Wednesday, September 10, 2008

Obama, Adlai and Reality

One of Barack Obama's worst tendencies, if you're a Democrat in this election season, is to turn into Adlai Stevenson, the two-time failed Democrat candidate for president in the 1950s. Stevenson, Illinois governor, was brilliant, cool, subtly ironic, wonkish, and cared deeply--and he got his ass handed to him on a platter twice by Dwight Eisenhower, the man of whom Claire Booth Luce gushingly said: "General Eisenhower exemplifies what the fair sex looks for in a man—a combination of husband, father and son!”
Not that John McCain is any Dwight Eisenhower, but when you put the two current candidates up next to each other, some of Obama's weaknesses as a campaigner, especially his inability to shout really loud, make themselves evident. The shouting factor has become even more important since McCain has chosen Alaska Governor Sarah Palin as his running mate, whom many people love because she and her family remind them of characters on one of the long-running reality shows so popular today. They're all so easy to tag: The Special Needs Child, the Soldier, the Pregnant Teen (and Hunky Boyfriend), the Snowmobiler Husband, and, of course, the Pit Bull With Lipstick.
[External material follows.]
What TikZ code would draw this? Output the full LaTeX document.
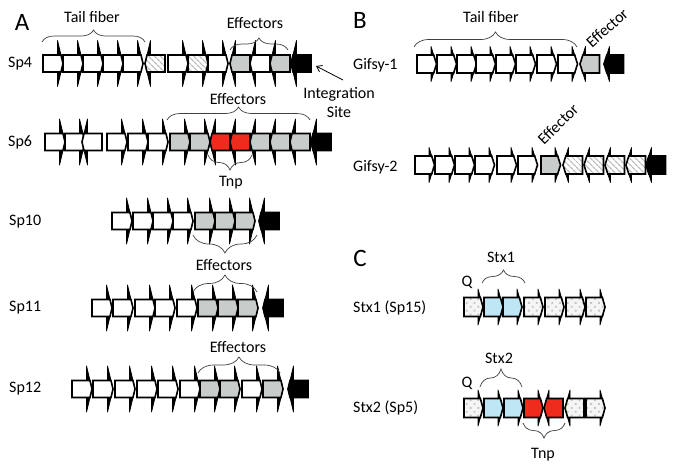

Whereas Obama and Michelle's reality show would appear on PBS, early Sunday mornings....
Democrats can take heart, though. Obama sees the need to step it up a bit and yesterday wonderfully said that "you can put lipstick on a pig but it's still a pig." He said he was referring to John McCain, but we all know better and, up to this writing, he has refused to apologize.
A Dutch friend of mine who lives in this country and follows American politics closely asked me somewhat plaintively at the close of the Republican convention if all American presidential contests included such personal attacks and name-calling as we had just seen. Didn't candidates just talk about the issues? I was astonished, as if he had asked me whether fish need to swim in water. How do I respond? Since almost the very beginning--let's say since 1800--name-calling has been the premiere way to address the issues. It has always been personalities as a way into politics, in our reality show challenged Republic. Once we get a tag for everyone--from that "tall, skinny wretch" Abraham Lincoln to the "Bull Moose" Teddy Roosevelt to "Tricky Dick" Nixon, we start listening.